I unmounted and remounted the new filesystem but there was no change

I now don't know whether I can trust the copy.
Any advice out there?

thanks

Julian

-----Original Message-----
From: Julian Rogan [SMTP:Julian.Rogan@Unilever.com]
Sent: 04 February 2004 17:11
To: hpux-admin@dutchworks.nl
Subject: [HPADM] 10.20 - FIlesystems increased beyond 128 GB

Hi,

I have just done the following (after forgetting about the 128 GB limit on
filesystems)

I increased a logical volume to 160 GB and then issued the fsadm command
to increase the filesystem

I got the message:

fsadm: /etc/default/fs is used for determining the file system type
fsadm: /dev/vg01/roradbs is currently 81920000 sectors - size will be
increased
fsadm: attempt to resize /dev/vg01/roradbs failed with errno 28

The filesystem starting spewing out I/O errors and we lost access to the
applications.
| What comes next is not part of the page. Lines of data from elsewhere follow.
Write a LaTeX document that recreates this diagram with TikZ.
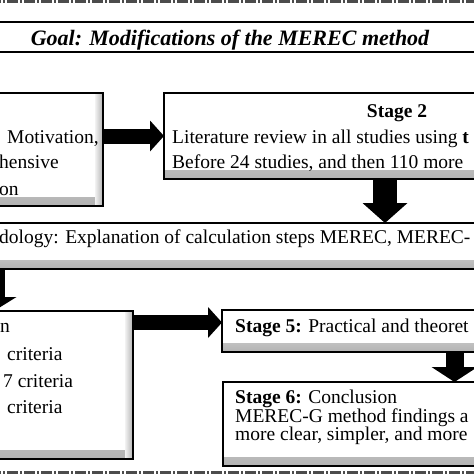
\documentclass[tikz,border=0pt]{standalone}
\usepackage{fontspec}
\setmainfont{Liberation Serif}
\usetikzlibrary{arrows.meta}

\begin{document}
\begin{tikzpicture}[x=1pt, y=-1pt, font=\fontsize{19.5}{19.5}\selectfont,
    stagebox/.style = {draw, line width=1.2pt, inner sep=0pt, outer sep=0pt, anchor=north west,
      path picture={
        \shade[top color=gray!10, bottom color=gray!60] ([yshift=9pt]path picture bounding box.south west) rectangle (path picture bounding box.south east);
        \shade[left color=gray!10, right color=gray!60] ([xshift=-8pt]path picture bounding box.north east) rectangle (path picture bounding box.south east);
      }},
    goalbox/.style = {draw, line width=1.2pt, inner sep=0pt, outer sep=0pt, anchor=north west,
      path picture={
        \shade[top color=gray!70, bottom color=white] (path picture bounding box.north west) rectangle ([yshift=8pt]path picture bounding box.north east);
      }},
    txt/.style = {anchor=base west, inner sep=0pt},
    frame/.style = {draw=gray!60!black, line width=3pt, dash pattern=on 11pt off 2pt on 2pt off 2pt},
    blockright/.style = {line width=15pt, -{Triangle[length=14pt, width=31pt, line width=0pt]}},
    blockdown/.style = {line width=24pt, -{Triangle[length=20pt, width=45pt, line width=0pt]}}]
  \useasboundingbox (0,0) rectangle (474,474);

  \draw[frame] (-10,1.5) -- (484,1.5);
  \draw[frame] (-10,472.5) -- (484,472.5);

  \node[goalbox, minimum width=520pt, minimum height=30pt] (goal) at (-20,22) {};
  \node[anchor=base, inner sep=0pt, font=\fontsize{22}{22}\selectfont\bfseries\itshape] (goaltext) at (230,45) {Goal: Modifications of the MEREC method};

  \node[stagebox, minimum width=203pt, minimum height=113pt] (s1) at (-100,93) {};
  \node[stagebox, minimum width=466pt, minimum height=86pt] (s2) at (164,93) {};
  \node[stagebox, minimum width=700pt, minimum height=46pt] (s3) at (-100,223) {};
  \node[stagebox, minimum width=233pt, minimum height=148pt] (s4) at (-100,311) {};
  \node[stagebox, minimum width=380pt, minimum height=42pt] (s5) at (222,310) {};
  \node[stagebox, minimum width=380pt, minimum height=84pt] (s6) at (223,382) {};

  \node[txt] (t1a) at (7,143) {Motivation,};
  \node[txt] (t1b) at (-1,168) {hensive};
  \node[txt] (t1c) at (-1,195) {on};

  \node[anchor=base, inner sep=0pt] (t2a) at (397,117) {\textbf{Stage 2}};
  \node[txt] (t2b) at (172,143) {Literature review in all studies using \textbf{t}};
  \node[txt] (t2c) at (172,168) {Before 24 studies, and then 110 more};

  \node[txt] (t3) at (-1,243) {dology: Explanation of calculation steps MEREC, MEREC-};

  \node[txt] (t4a) at (0,332) {n};
  \node[txt] (t4b) at (7,360) {criteria};
  \node[txt] (t4c) at (3,387) {7 criteria};
  \node[txt] (t4d) at (7,413) {criteria};

  \node[txt] (t5) at (235,332) {\textbf{Stage 5:} Practical and theoret};

  \node[txt] (t6a) at (235,403) {\textbf{Stage 6:} Conclusion};
  \node[txt] (t6b) at (235,422) {MEREC-G method findings a};
  \node[txt] (t6c) at (235,440) {more clear, simpler, and more};

  % arrows between the stages
  \coordinate (c2) at (385,0);
  \coordinate (c3) at (-6,0);
  \coordinate (c4) at (0,322.5);
  \coordinate (c5) at (454.5,0);
  \draw[blockright] (s1.east |- s2.west) -- (s2.west);
  \draw[blockdown] (s2.south -| c2) -- (s3.north -| c2);
  \draw[blockdown, line width=22pt, -{Triangle[length=14pt, width=45pt, line width=0pt]}] (s3.south -| c3) -- (s4.north -| c3);
  \draw[blockright] (s4.east |- c4) -- (s5.west |- c4);
  \draw[blockdown, line width=18pt, -{Triangle[length=15pt, width=46pt, line width=0pt]}] (s5.south -| c5) -- (s6.north -| c5);
\end{tikzpicture}
\end{document}
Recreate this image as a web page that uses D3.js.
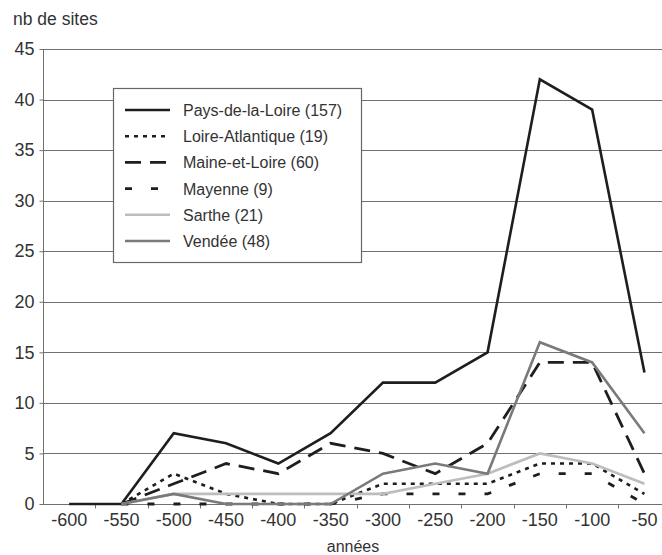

I tried to fsck and got the
following output:

fsck -y -o full /dev/vg01/oradbs
fsck: /etc/default/fs is used for determining the file system type
intent log marked bad in super-block
cannot perform log replay
pass0 - checking structural files
pass1 - checking inode sanity and blocks
pass2 - checking directory linkage
pass3 - checking reference counts
pass4 - checking resource maps
free block count incorrect 100755947 expected 84011499 fix? (ynq)y
free extent vector incorrect fix? (ynq)y
OK to clear log? (ynq)y
set state to CLEAN? (ynq)y

Mount still fails with filesystem corrupt.
I have managed to mount th efilsystem in readonly mode and currently
copying the data over to a new filesystem.

So finally to my question: I there a way to fix the filesystem?